Rare Find: A $30,000 Bottle Of Wine
ROBERT SIEGEL, host:
Well, now back to some very good food, or drink, to be precise. To set the scene, it's 1947, France is still recovering from the second World War. At a vineyard in the Medoc region, a very special wine is bottled and begins to age and to grow in value.
At some unknown point later, this double-magnum bottle of Chateau Latour is bought by a wine enthusiast and restaurant owner from Tampa. It is lovingly deposited into the wine cellar at Bern's Steakhouse and forgotten until this year.
And to pick up the story, joining us now is Eric Renaud, who is the sommelier at Bern's Steakhouse in Tampa. Eric, welcome to the program.
Mr. ERIC RENAUD (Senior Sommelier, Bern's Steakhouse): Thank you, Robert.
SIEGEL: And to explain how a bottle of wine can be forgotten in a wine cellar, you have to describe for us, how big is this wine cellar? How big is Bern Steakhouse's wine collection?
Mr. RENAUD: The wine collection total is somewhere around a half-a-million bottles of wine over three different facilities. On the premise itself of the steakhouse, we're looking at about 110,000 bottles of wine.
SIEGEL: And tell us the story of how, among them, you found the double magnum of 1947 Chateau Latour.
Mr. RENAUD: Well, all of the sommeliers there, we often take turns and spend time searching the wine cellar for wines that have gotten misplaced. I found this bottle on a shelf, turned sideways with a few other bottles in front of it. Either someone hid it, maybe it rolled in that direction. When I unburied it, I saw the bottle and thought, oh my God, this is amazing.
SIEGEL: Not only amazing, this is valuable. You have valued this bottle, it's a double magnum, at $30,000. What leads you to believe that it's worth that much?
Mr. RENAUD: We just did some searches on the Internet of comparable bottles, comparable age. So we gave a hefty price tag of 30,000, though I think in other major markets, that bottle probably should be considerably more.
SIEGEL: But since it's such a large bottle, how many glasses of wine would we get from it? And let's get a unit price here.
Mr. RENAUD: We're looking at about 20 glasses of wine at five ounces.
SIEGEL: So it's only $1,500 a glass in that case.
Mr. RENAUD: Not too bad.
(Soundbite of laughter)
SIEGEL: If I were to spring for a share of that bottle, what would you tell me as a sommelier? What would you say I should be expecting in the taste of this fabulously expensive bottle of wine?
Mr. RENAUD: This bottle is going to drink many decades younger than it really is. This bottle is going to be big. It's going to be young. It's going to be rich.
SIEGEL: But wait a minute. Why should I want it to be young? Isn't the whole point I'm paying because it's old?
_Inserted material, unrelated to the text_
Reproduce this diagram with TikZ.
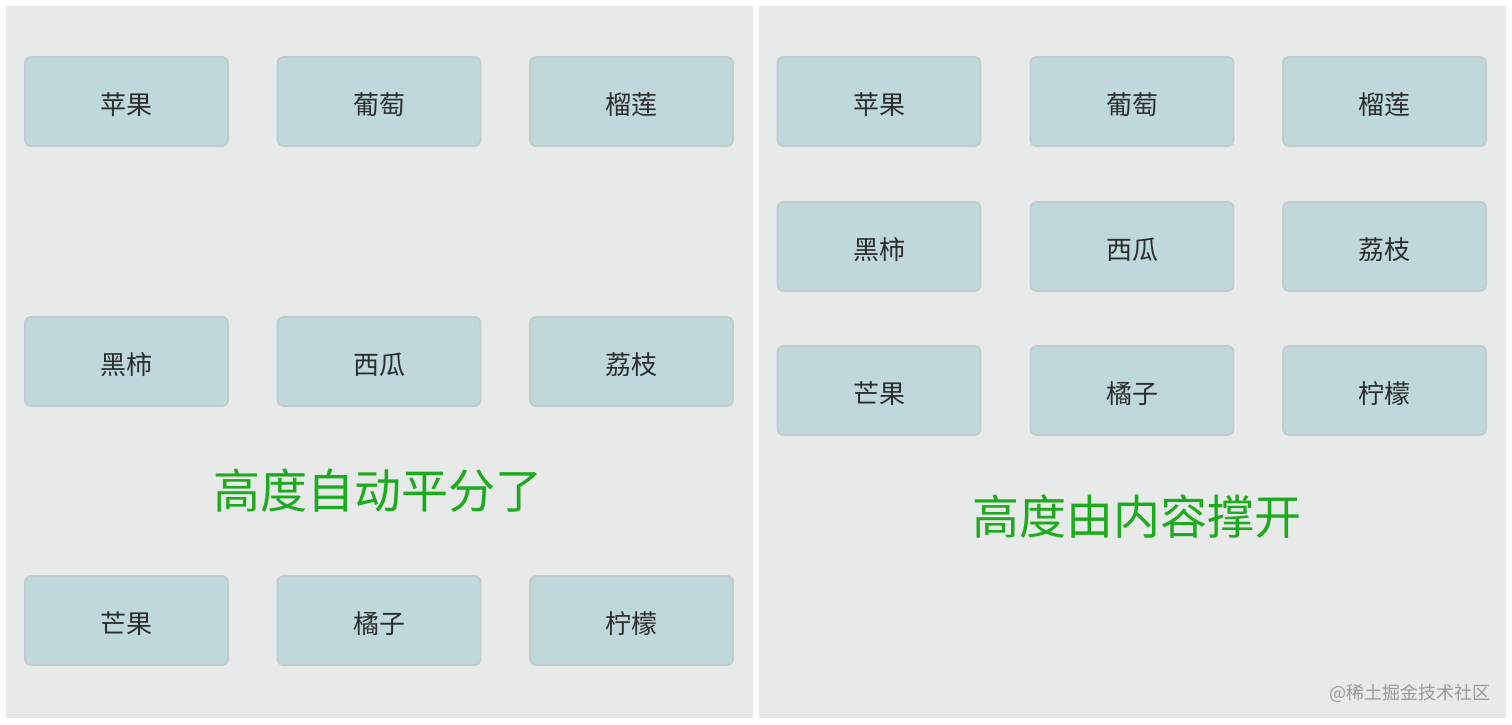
\documentclass[tikz,border=0pt]{standalone}
\usepackage{fontspec}
\newfontfamily\cjk{Noto Sans CJK SC}
\definecolor{panelbg}{RGB}{232,233,233}
\definecolor{boxfill}{RGB}{191,216,220}
\definecolor{boxline}{RGB}{196,201,202}
\definecolor{labeltext}{RGB}{45,45,45}
\definecolor{titlegreen}{RGB}{30,170,30}
\definecolor{marktext}{RGB}{155,155,155}

\begin{document}
\begin{tikzpicture}[x=1pt,y=-1pt,
    fruit/.style={draw=boxline, line width=1.8pt, fill=boxfill, rounded corners=6pt,
        minimum width=203pt, minimum height=89pt, inner sep=0pt,
        text height=26pt, text depth=0pt,
        font=\cjk\fontsize{26}{26}\selectfont, text=labeltext},
    caption/.style={font=\cjk\fontsize{47}{47}\selectfont, text=titlegreen}]
    % Fond et cadre
    \useasboundingbox (0,0) rectangle (1512,725);
    \fill[white] (0,0) rectangle (1512,725);
    \fill[panelbg] (6,6) rectangle (753,718); % panneau gauche
    \fill[panelbg] (759,6) rectangle (1506,718); % panneau droit

    % Boites du panneau gauche (hauteur partagee)
    \foreach \name/\x/\y/\lab in {l1/126.5/101.5/苹果, l2/379/101.5/葡萄, l3/631.5/101.5/榴莲,
        l4/126.5/361.5/黑柿, l5/379/361.5/西瓜, l6/631.5/361.5/荔枝,
        l7/126.5/620.5/芒果, l8/379/620.5/橘子, l9/631.5/620.5/柠檬}
        \node[fruit] (\name) at (\x,\y) {\lab};

    % Boites du panneau droit (hauteur selon le contenu)
    \foreach \name/\x/\y/\lab in {r1/879/101.5/苹果, r2/1132/101.5/葡萄, r3/1384.5/101.5/榴莲,
        r4/879/246.5/黑柿, r5/1132/246.5/西瓜, r6/1384.5/246.5/荔枝,
        r7/879/390.5/芒果, r8/1132/390.5/橘子, r9/1384.5/390.5/柠檬}
        \node[fruit] (\name) at (\x,\y) {\lab};

    % Legendes
    \node[caption] (leftcap) at (378,491) {高度自动平分了};
    \node[caption] (rightcap) at (1137,517) {高度由内容撑开};
    \node[font=\cjk\fontsize{18}{18}\selectfont, text=marktext] (mark) at (1410,693) {@稀土掘金技术社区};
\end{tikzpicture}
\end{document}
Mr. RENAUD: Well, that's the beauty of finding something of that age that is going to drink so youthful. Wine ages tremendously well in large formats. This wine is still young now and would drink well 50 years from now.
SIEGEL: So now that the word has gotten out about the $30,000 double magnum of Chateau Latour 1947, has anybody yet made a reservation and asked about the bottle?
Mr. RENAUD: We are fielding lots of phone calls. This will not be for sale until that wine list, with that bottle in it, hits the table. When it hits, the first person in who wants to purchase it can purchase it.
SIEGEL: Well, Eric Renaud, thank you very much for talking with us about it.
Mr. RENAUD: Thank you, I really appreciate it.
SIEGEL: Eric Renaud, who is a sommelier at Bern's Steakhouse in Tampa, where he discovered a double magnum of 1947 Chateau Latour. It'll be on the wine list for $30,000.